Didn't you think by then that
there really was a genuine hex on Guns N' Roses?
I just realized that Guns N' Roses had become way, way bigger than anything
you could possibly hope to control as a musician. I mean, when you play
clubs you're pretty much in control. But the energy forces in these stadiums
and arenas are beyond anything... It's frightening, y'know.
And the fuckin' money that's involved...
like with us, then with this Stones tour... I mean, what are the promoters
goin' to off us next? Is that next? Y'know, "Come to our city and
take all these drugs." Listen, the last time the Stones played the
Coliseum, eight years ago, it was insane! I didn't have a ticket but I
was outside hangin' out. There were, like, 50,000 inside and 20,000 outside,
selling drugs, selling fake passes and everythin', man. Undercover policemen.

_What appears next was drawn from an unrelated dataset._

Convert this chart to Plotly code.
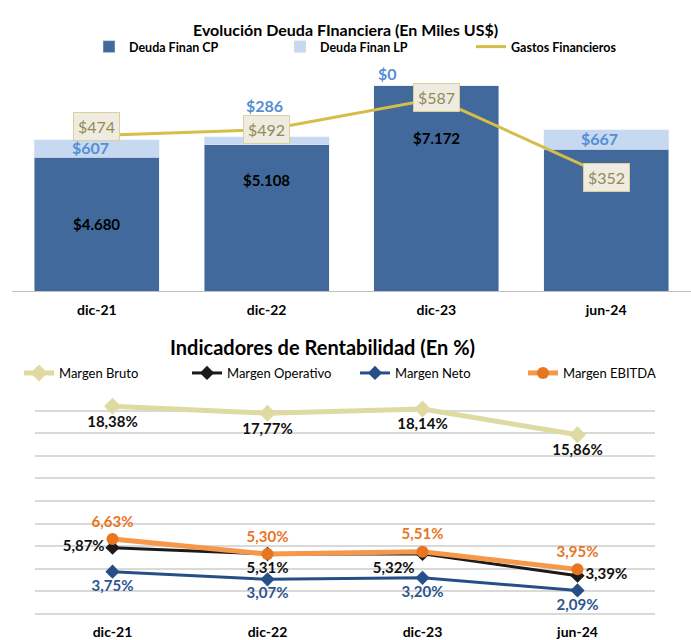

When the Stones went on... y'know, forget that. Then a riot broke out
in the back of the Coliseum. Me and this little kid were in a fuckin'
tree peering around these pillars. Then I see these pigs on horses with
the shields and all the riot shit on, just mowing these people down, man,
crackin' black skulls, Hispanic skulls, you name it. Then a whole bunch
came crackin' and beatin' us out of the trees.
And to think now, in 1989 with what's going
on in America and particularly the West Coast -- and where the Coliseum
is one for the worst racial areas you can go to -- that we're going to
do these two gigs with those guys there! It's going to be very interesting.
You mean, 'interesting' like
Altamont?
Maybe. If that's how it goes down. It's going to be... a trip.